I've noticed that if I delete an image on my 5D MKIII with both a Compact Flash card and a SD card in the camera it only deletes the copy on the SD card and not the one on the CF card.  I have my camera setup to make Raw files on the CF Card and Jpg's on the SD card.

Is there a way to change the settings to delete both copies?


----------



## DarkShadow (Mar 15, 2015)

I don't think you can delete paired files.I don't think the camera connects them,but I could be wrong.


----------



## bratkinson (Mar 17, 2015)

I have to ask a really dumb question -

*WHY* are you doing image deletion in camera?  It's 1000 times easier to do it once it's all on my computer!  If your concern is lack of space, then simply buy more memory cards.  I'm using a pair of 16GB cards in my 5Diii set up just like the OP and get about 500+ shots on the CF card before it's full.  I swap out BOTH cards at that point.  Saves a LOT of time, hassle and 'pressure' in the heat of the moment. 
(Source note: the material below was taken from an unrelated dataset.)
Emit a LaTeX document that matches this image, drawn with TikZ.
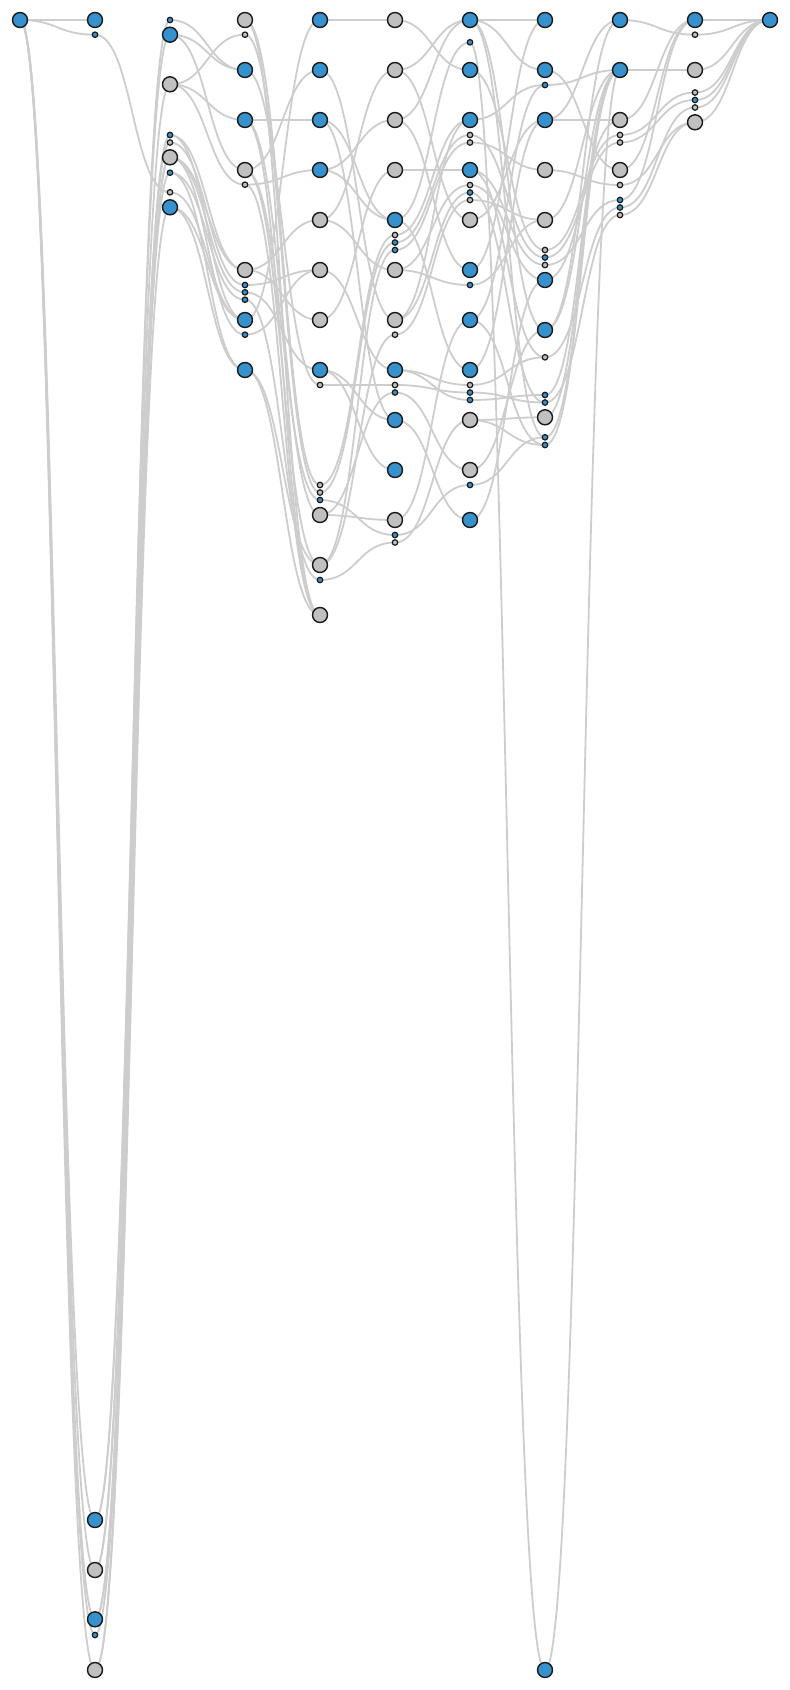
\documentclass[tikz,border=0pt]{standalone}
\usetikzlibrary{calc}
\definecolor{nblue}{RGB}{55,145,205}
\definecolor{ngray}{RGB}{192,192,192}
\definecolor{nedge}{RGB}{205,205,205}
\definecolor{nline}{RGB}{25,25,25}
\pgfdeclarelayer{edges}
\pgfsetlayers{edges,main}
\tikzset{
  bigB/.style={circle, draw=nline, line width=1.4pt, minimum size=15pt, inner sep=0pt, fill=nblue},
  bigG/.style={circle, draw=nline, line width=1.4pt, minimum size=15pt, inner sep=0pt, fill=ngray},
  smB/.style={circle, draw=nline, line width=1.2pt, minimum size=5.5pt, inner sep=0pt, fill=nblue},
  smG/.style={circle, draw=nline, line width=1.2pt, minimum size=5.5pt, inner sep=0pt, fill=ngray},
  lnk/.style={draw=nedge, line width=1.8pt,
    to path={.. controls ([xshift=37.5pt]\tikztostart) and ([xshift=-37.5pt]\tikztotarget) .. (\tikztotarget)}}
}
\begin{document}
\begin{tikzpicture}[x=1pt,y=-1pt]
\useasboundingbox (0,0) rectangle (790,1690);
% column 0
\node[bigB] (c0y20) at (20,20) {};
% column 1
\node[bigB] (c1y20) at (95,20) {};
\node[smB] (c1y35) at (95,34.7) {};
\node[bigB] (c1y1520) at (95,1520) {};
\node[bigG] (c1y1570) at (95,1570) {};
\node[bigB] (c1y1619) at (95,1619.3) {};
\node[smB] (c1y1635) at (95,1635) {};
\node[bigG] (c1y1670) at (95,1670) {};
% column 2
\node[smB] (c2y20) at (170,20) {};
\node[bigB] (c2y35) at (170,34.7) {};
\node[bigG] (c2y84) at (170,84.3) {};
\node[smB] (c2y135) at (170,135) {};
\node[smG] (c2y143) at (170,142.5) {};
\node[bigG] (c2y157) at (170,157.3) {};
\node[smB] (c2y173) at (170,172.7) {};
\node[smG] (c2y192) at (170,192.3) {};
\node[bigB] (c2y207) at (170,207.3) {};
% column 3
\node[bigG] (c3y20) at (245,20) {};
\node[smG] (c3y35) at (245,34.7) {};
\node[bigB] (c3y70) at (245,70) {};
\node[bigB] (c3y120) at (245,120) {};
\node[bigG] (c3y170) at (245,170) {};
\node[smG] (c3y185) at (245,184.7) {};
\node[bigG] (c3y270) at (245,270) {};
\node[smB] (c3y285) at (245,285) {};
\node[smB] (c3y292) at (245,292.3) {};
\node[smB] (c3y300) at (245,299.7) {};
\node[bigB] (c3y320) at (245,320) {};
\node[smB] (c3y335) at (245,334.7) {};
\node[bigB] (c3y370) at (245,370) {};
% column 4
\node[bigB] (c4y20) at (320,20) {};
\node[bigB] (c4y70) at (320,70) {};
\node[bigB] (c4y120) at (320,120) {};
\node[bigB] (c4y170) at (320,170) {};
\node[bigG] (c4y220) at (320,220) {};
\node[bigG] (c4y270) at (320,270) {};
\node[bigG] (c4y320) at (320,320) {};
\node[bigB] (c4y370) at (320,370) {};
\node[smG] (c4y385) at (320,385) {};
\node[smG] (c4y485) at (320,485) {};
\node[smG] (c4y493) at (320,492.5) {};
\node[smB] (c4y500) at (320,500) {};
\node[bigG] (c4y515) at (320,515) {};
\node[bigG] (c4y565) at (320,565) {};
\node[smB] (c4y580) at (320,580) {};
\node[bigG] (c4y615) at (320,615) {};
% column 5
\node[bigG] (c5y20) at (395,20) {};
\node[bigG] (c5y70) at (395,70) {};
\node[bigG] (c5y120) at (395,120) {};
\node[bigG] (c5y170) at (395,170) {};
\node[bigB] (c5y220) at (395,220) {};
\node[smG] (c5y235) at (395,235) {};
\node[smB] (c5y242) at (395,242.5) {};
\node[smB] (c5y250) at (395,250) {};
\node[bigG] (c5y270) at (395,270) {};
\node[bigG] (c5y320) at (395,320) {};
\node[smG] (c5y335) at (395,334.7) {};
\node[bigB] (c5y370) at (395,370) {};
\node[smG] (c5y385) at (395,385) {};
\node[smB] (c5y392) at (395,392.5) {};
\node[bigB] (c5y420) at (395,420) {};
\node[bigB] (c5y470) at (395,470) {};
\node[bigG] (c5y520) at (395,520) {};
\node[smB] (c5y535) at (395,535) {};
\node[smG] (c5y542) at (395,542.5) {};
% column 6
\node[bigB] (c6y20) at (470,20) {};
\node[smB] (c6y42) at (470,42.3) {};
\node[bigB] (c6y70) at (470,70) {};
\node[bigB] (c6y120) at (470,120) {};
\node[smG] (c6y135) at (470,135) {};
\node[smG] (c6y142) at (470,142.5) {};
\node[bigB] (c6y170) at (470,170) {};
\node[smG] (c6y185) at (470,185) {};
\node[smB] (c6y192) at (470,192.5) {};
\node[smG] (c6y200) at (470,200) {};
\node[bigG] (c6y220) at (470,220) {};
\node[bigB] (c6y270) at (470,270) {};
\node[smB] (c6y285) at (470,285) {};
\node[bigB] (c6y320) at (470,320) {};
\node[bigB] (c6y370) at (470,370) {};
\node[smG] (c6y385) at (470,385) {};
\node[smB] (c6y392) at (470,392.5) {};
\node[smB] (c6y400) at (470,400) {};
\node[bigG] (c6y420) at (470,420) {};
\node[bigG] (c6y470) at (470,470) {};
\node[smB] (c6y485) at (470,485) {};
\node[bigB] (c6y520) at (470,520) {};
% column 7
\node[bigB] (c7y20) at (545,20) {};
\node[bigB] (c7y70) at (545,70) {};
\node[smB] (c7y85) at (545,85) {};
\node[bigB] (c7y120) at (545,120) {};
\node[bigG] (c7y170) at (545,170) {};
\node[bigG] (c7y220) at (545,220) {};
\node[smG] (c7y250) at (545,250) {};
\node[smB] (c7y257) at (545,257.5) {};
\node[smG] (c7y265) at (545,265) {};
\node[bigB] (c7y280) at (545,280) {};
\node[bigB] (c7y330) at (545,330) {};
\node[smG] (c7y357) at (545,357.3) {};
\node[smB] (c7y395) at (545,395) {};
\node[smB] (c7y402) at (545,402.5) {};
\node[bigG] (c7y417) at (545,417.3) {};
\node[smB] (c7y437) at (545,437.3) {};
\node[smB] (c7y445) at (545,445) {};
\node[bigB] (c7y1670) at (545,1670) {};
% column 8
\node[bigB] (c8y20) at (620,20) {};
\node[bigB] (c8y70) at (620,70) {};
\node[bigG] (c8y120) at (620,120) {};
\node[smG] (c8y135) at (620,135) {};
\node[smG] (c8y142) at (620,142.5) {};
\node[bigG] (c8y170) at (620,170) {};
\node[smG] (c8y185) at (620,185) {};
\node[smB] (c8y200) at (620,200) {};
\node[smB] (c8y207) at (620,207.5) {};
\node[smG] (c8y215) at (620,215) {};
% column 9
\node[bigB] (c9y20) at (695,20) {};
\node[smG] (c9y35) at (695,34.7) {};
\node[bigG] (c9y70) at (695,70) {};
\node[smG] (c9y92) at (695,92.5) {};
\node[smB] (c9y100) at (695,100) {};
\node[smG] (c9y107) at (695,107.5) {};
\node[bigG] (c9y122) at (695,122.3) {};
% column 10
\node[bigB] (c10y20) at (770,20) {};

\begin{pgfonlayer}{edges}
\foreach \a/\b in {
 c0y20/c1y20, c0y20/c1y35, c0y20/c1y1520, c0y20/c1y1570, c0y20/c1y1619, c0y20/c1y1635, c0y20/c1y1670,
 c1y35/c2y192, c1y1520/c2y20, c1y1520/c2y35, c1y1570/c2y84, c1y1570/c2y143, c1y1619/c2y157, c1y1619/c2y135,
 c1y1635/c2y173, c1y1670/c2y207, c1y1670/c2y157,
 c2y20/c3y70, c2y35/c3y70, c2y35/c3y170, c2y84/c3y35, c2y84/c3y120, c2y84/c3y185,
 c2y135/c3y270, c2y135/c3y320, c2y143/c3y285, c2y157/c3y270, c2y157/c3y292, c2y157/c3y335,
 c2y173/c3y300, c2y173/c3y370, c2y192/c3y320, c2y207/c3y370, c2y207/c3y320,
 c3y20/c4y485, c3y20/c4y615, c3y35/c4y493, c3y70/c4y385, c3y120/c4y120, c3y120/c4y515, c3y120/c4y615,
 c3y170/c4y70, c3y170/c4y565, c3y170/c4y500, c3y185/c4y170, c3y185/c4y615, c3y270/c4y220, c3y270/c4y320,
 c3y285/c4y270, c3y292/c4y370, c3y300/c4y580, c3y320/c4y20, c3y335/c4y270, c3y370/c4y615, c3y370/c4y565,
 c4y20/c5y20, c4y70/c5y320, c4y120/c5y220, c4y120/c5y420, c4y170/c5y120, c4y170/c5y220, c4y220/c5y270,
 c4y220/c5y70, c4y270/c5y370, c4y320/c5y170, c4y370/c5y420, c4y370/c5y470, c4y385/c5y385, c4y485/c5y235,
 c4y493/c5y242, c4y500/c5y535, c4y515/c5y520, c4y515/c5y392, c4y565/c5y250, c4y565/c5y335, c4y580/c5y542,
 c5y20/c6y70, c5y70/c6y20, c5y70/c6y220, c5y120/c6y20, c5y120/c6y270, c5y170/c6y170, c5y220/c6y370,
 c5y220/c6y42, c5y235/c6y120, c5y242/c6y135, c5y250/c6y142, c5y270/c6y185, c5y270/c6y285, c5y320/c6y192,
 c5y320/c6y120, c5y335/c6y200, c5y370/c6y385, c5y370/c6y400, c5y385/c6y392, c5y392/c6y470, c5y420/c6y520,
 c5y520/c6y320, c5y535/c6y485, c5y542/c6y420,
 c6y20/c7y20, c6y20/c7y70, c6y20/c7y330, c6y20/c7y437, c6y42/c7y1670, c6y70/c7y250, c6y120/c7y85,
 c6y135/c7y257, c6y142/c7y170, c6y170/c7y265, c6y170/c7y357, c6y185/c7y280, c6y192/c7y402, c6y200/c7y220,
 c6y220/c7y120, c6y270/c7y20, c6y285/c7y220, c6y320/c7y85, c6y320/c7y445, c6y370/c7y120, c6y385/c7y357,
 c6y392/c7y402, c6y400/c7y395, c6y420/c7y417, c6y420/c7y445, c6y470/c7y330, c6y485/c7y437, c6y520/c7y280,
 c7y70/c8y170, c7y85/c8y70, c7y120/c8y120, c7y120/c8y20, c7y170/c8y185, c7y220/c8y70, c7y250/c8y135,
 c7y257/c8y142, c7y265/c8y200, c7y280/c8y120, c7y330/c8y70, c7y330/c8y20, c7y357/c8y207, c7y395/c8y70,
 c7y402/c8y215, c7y417/c8y70, c7y437/c8y70, c7y445/c8y70, c7y1670/c8y70,
 c8y20/c9y35, c8y70/c9y70, c8y120/c9y20, c8y135/c9y92, c8y142/c9y100, c8y170/c9y20, c8y185/c9y122,
 c8y200/c9y20, c8y207/c9y107, c8y215/c9y122,
 c9y20/c10y20, c9y35/c10y20, c9y70/c10y20, c9y92/c10y20, c9y100/c10y20, c9y107/c10y20, c9y122/c10y20}
 \draw[lnk] (\a.center) to (\b.center);
\end{pgfonlayer}
\end{tikzpicture}
\end{document}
For what it's worth, the first thing I do when I get home is to remove the cards from my camera and copy their contents to an appropriately named folder for the RAW and the JPGs.  Then I put the 'other' pair of memory cards in the camera.  If I had only used one pair of cards, I haven't deleted anything yet, thus, I have an instant backup copy in case I screw something up.  If I took more than 500 or so shots and went to the second pair of cards, I copy that to the computer as well.  Note that I do NOT format the cards in the camera until I am fully sure I have at least 3 copies of each photo, each on separate physical devices (SSD, HD, USB stick(s)).  That way, I can delete what I want to and if there's an OOPS! (had 2 today, as a matter of fact), I can get it back from any of the other 2 copies.


----------